E a história do rascunho do plano em um papel azul? Foi ali que nasceu a Unidade Real de Valor (URV)? Fernando Henrique estava muito triste porque Itamar demitiu o presidente do BC, (Paulo César) Ximenes, sem contar para ele. Fizemos uma reunião na casa dele, e eu rascunhei como seria o plano se fôssemos ficar nesse papelzinho azul, que depois eu destruí para não cair na mão de vocês: a imprensa. 

A URV já estava prevista ali? Já tínhamos conversado muito sobre isso. Basicamente, era começar com um ajuste fiscal – cortamos 20% das despesas obrigatórias a partir de uma emenda constitucional. Depois, a unificação do sistema de indexação, a partir da URV, durante quatro meses. Em seguida, a introdução do real ancorado no dólar. Isso estava no papelzinho e foi isso o que fizemos. 

Como eram as reuniões? Entre nós, da equipe, não houve muitos problemas. Com o Congresso foi uma questão de convencimento. Pedimos uma coisa bastante difícil, que era cortar 20% dos gastos obrigatórios do Orçamento, e Itamar perguntou o que daríamos de volta. Dissemos que daríamos estabilidade, e quem votasse a favor se reelegeria. Ele entendia perfeitamente essa linguagem. Não precisamos dar nada em troca, nenhum toma lá dá cá.  
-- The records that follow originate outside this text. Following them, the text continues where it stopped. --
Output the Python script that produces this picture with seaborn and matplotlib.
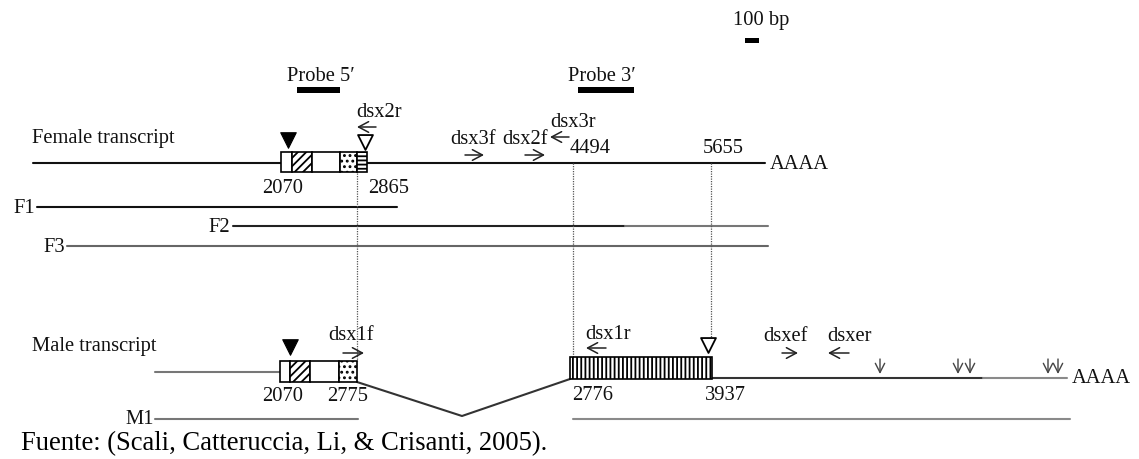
import numpy as np
import pandas as pd
import matplotlib
matplotlib.use("Agg")
import matplotlib.pyplot as plt
from matplotlib.patches import Rectangle
import seaborn as sns

sns.set_theme(style="white")
plt.rcParams['font.family'] = ['Liberation Serif', 'DejaVu Serif']
plt.rcParams['hatch.linewidth'] = 1.3
plt.rcParams['hatch.color'] = 'black'

W, H = 1139, 459

# ---- transcript / clone lines (schematic units = pixels of the original) ----
line_names = ['female', 'F1', 'F2a', 'F2b', 'F3', 'male_left', 'male_right_a',
              'male_right_b', 'M1', 'M2']
line_x0 = [33, 37, 233, 625, 67, 155, 712, 983, 155, 573]
line_x1 = [765, 397, 625, 768, 768, 280, 983, 1067, 358, 1070]
line_y0 = [163, 207, 226, 226, 246, 372, 378, 378, 419, 419]
line_colors = ['#111111', '#111111', '#222222', '#777777', '#666666', '#777777',
               '#333333', '#8a8a8a', '#777777', '#8a8a8a']

# splice junction (male)
splice_x = [357, 462, 570]
splice_y = [382, 416, 379]

# exon boxes
fem_bounds = [281, 292, 312, 340, 357, 367]
fem_hatch = [None, '////', None, '...', '----']
fem_top, fem_bot = 152, 172
male_bounds = [280, 290, 310, 339, 357]
male_hatch = [None, '////', None, '...']
male_top, male_bot = 361, 382
male2_bounds = [570, 712]
male2_hatch = ['||||']
male2_top, male2_bot = 357, 379

# probes and scale bar
bar_x0 = [297, 578, 745]
bar_x1 = [340, 634, 759]
bar_y0 = [87, 87, 38]
bar_y1 = [93, 93, 43]

# triangles
filled_tri_x = [288, 290]
filled_tri_y = [139.5, 347]
open_tri_x = [365, 708]
open_tri_y = [142, 344.5]

# dotted guide lines
guide_x = [357, 573, 711]
guide_y0 = [173, 163, 163]
guide_y1 = [361, 357, 337]

# primer arrows (start -> end)
primer_x0 = [376, 569, 465, 525, 343, 606, 782, 849]
primer_x1 = [357, 550, 484, 545, 364, 586, 798, 828]
primer_y = [127, 137, 155, 155, 353, 348, 353, 353]

# polyadenylation down arrows
polya_x = [880, 958, 970, 1048, 1058]
polya_y0, polya_y1 = 359, 374

# labels
label_text = ['Female transcript', 'Probe 5\u2032', 'Probe 3\u2032', '100 bp',
              'dsx2r', 'dsx3r', 'dsx3f', 'dsx2f', '4494', '5655',
              '2070', '2865', 'F1', 'F2', 'F3', 'AAAA',
              'Male transcript', 'dsx1f', '2070', '2775', 'M1',
              'dsx1r', 'dsxef', 'dsxer', '2776', '3937', 'AAAA']
label_x = [32, 287, 568, 733,
           356, 550, 450, 502, 570, 703,
           262, 368, 13, 208, 43, 770,
           32, 328, 262, 327, 125,
           585, 763, 827, 572, 705, 1072]
label_y = [143, 81, 81, 25,
           117, 127, 144, 144, 153, 153,
           193, 193, 213, 232, 252, 169,
           351, 340, 401, 401, 424,
           339, 341, 341, 400, 400, 383]
source_text = 'Fuente: (Scali, Catteruccia, Li, & Crisanti, 2005).'

fig = plt.figure(figsize=(W / 100, H / 100), dpi=100)
ax = fig.add_axes([0, 0, 1, 1])

# lines via seaborn
rows = []
for n, a, b, y in zip(line_names, line_x0, line_x1, line_y0):
    rows.append((n, a, y))
    rows.append((n, b, y))
for x, y in zip(splice_x, splice_y):
    rows.append(('splice', x, y))
df = pd.DataFrame(rows, columns=['seg', 'x', 'y'])
palette = dict(zip(line_names, line_colors))
palette['splice'] = '#333333'
sns.lineplot(data=df, x='x', y='y', units='seg', hue='seg', palette=palette,
             estimator=None, sort=False, linewidth=1.5, legend=False, ax=ax,
             zorder=1)
ax.set_xlim(0, W)
ax.set_ylim(H, 0)
ax.axis('off')


def draw_box(bounds, hatches, top, bot):
    for a, b, h in zip(bounds[:-1], bounds[1:], hatches):
        ax.add_patch(Rectangle((a, top), b - a, bot - top, facecolor='white',
                               edgecolor='black', lw=1.2, hatch=h, zorder=3))


draw_box(fem_bounds, fem_hatch, fem_top, fem_bot)
draw_box(male_bounds, male_hatch, male_top, male_bot)
draw_box(male2_bounds, male2_hatch, male2_top, male2_bot)

for a, b, y0, y1 in zip(bar_x0, bar_x1, bar_y0, bar_y1):
    ax.add_patch(Rectangle((a, y0), b - a, y1 - y0, facecolor='black',
                           edgecolor='none', zorder=3))

ax.vlines(guide_x, guide_y0, guide_y1, colors='#555555', linestyles=(0, (1, 1)),
          lw=0.9, zorder=2)

sns.scatterplot(x=filled_tri_x, y=filled_tri_y, marker='v', s=125, color='black',
                edgecolor='black', linewidth=0.8, ax=ax, zorder=4)
ax.scatter(open_tri_x, open_tri_y, marker='v', s=115, facecolor='white',
           edgecolor='black', linewidth=1.3, zorder=4)

for a, b, y in zip(primer_x0, primer_x1, primer_y):
    ax.annotate('', xy=(b, y), xytext=(a, y),
                arrowprops=dict(arrowstyle='->,head_length=0.6,head_width=0.32',
                                color='#222222', lw=1.1, shrinkA=0, shrinkB=0),
                zorder=4)
for x in polya_x:
    ax.annotate('', xy=(x, polya_y1), xytext=(x, polya_y0),
                arrowprops=dict(arrowstyle='->,head_length=0.55,head_width=0.28',
                                color='#444444', lw=1.0, shrinkA=0, shrinkB=0),
                zorder=4)

for t, x, y in zip(label_text, label_x, label_y):
    ax.text(x, y, t, fontsize=14.8, ha='left', va='baseline', color='#111111',
            zorder=5)
ax.text(21, 450, source_text, fontsize=19.2, ha='left', va='baseline',
        color='black', zorder=5)

fig.savefig('out.png', dpi=100)
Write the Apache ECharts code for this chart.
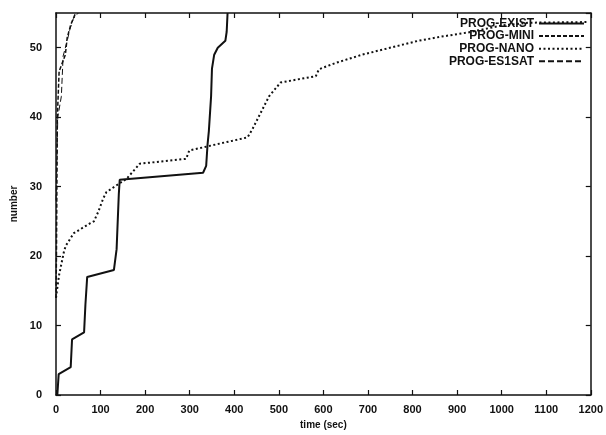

O plano tinha a questão da eleição de FHC. Isso foi um grande cabo eleitoral. O plano é resultado da união de boa técnica com política com “P” maiúsculo. Sabíamos que, para eleger Fernando Henrique, era preciso introduzir o plano antes das eleições. E o impacto foi imediato. Em julho, Lula tinha 40%, e Fernando Henrique tinha 20% nas pesquisas. Em agosto, Fernando Henrique tinha 40%, e Lula, 20%.  

Quais foram os momentos mais desafiadores? Houve toda a questão de manter a inflação baixa, a crise de 1998 e 1999 e o abandono da âncora cambial. Outra passagem crítica foi a entrada do Lula no governo. O mercado financeiro esperava era o “cano” na dívida, como estava escrito no programa do PT.  

Ele foi um opositor ao plano lá atrás, em 1993 e 1994. Tanto ele quanto Bolsonaro. Havia esta questão: Lula vai entrar, e o que vai acontecer? Não aconteceu nada. Ele se comportou muito bem nos primeiros anos, e houve a bonança das commodities. Aí entrou Dilma e, quando as commodities fraquejaram, ela fez uma política maluca e foi derrubada também porque deixou a inflação ir para 10%. 

O que deve ser feito para manter estabilidade econômica e inflação sob controle? Falta desenvolvimento. O desenvolvimentismo é muito associado na nossa história ao inflacionismo e ao protecionismo, e a última coisa que queremos é essa trindade da ditadura militar. 

Qual mensagem fica para os próximos 30 anos? A mensagem é que o copo está meio cheio. Não temos mais a alta inflação que existia no Plano Real nem as crises de balanço de pagamentos. O copo meio vazio é não conseguirmos ser como o Chile, que era pobre e virou o país mais rico da América do Sul. O alicerce está aí. Controlar a inflação e ter uma moeda como símbolo nacional foi feito há 30 anos.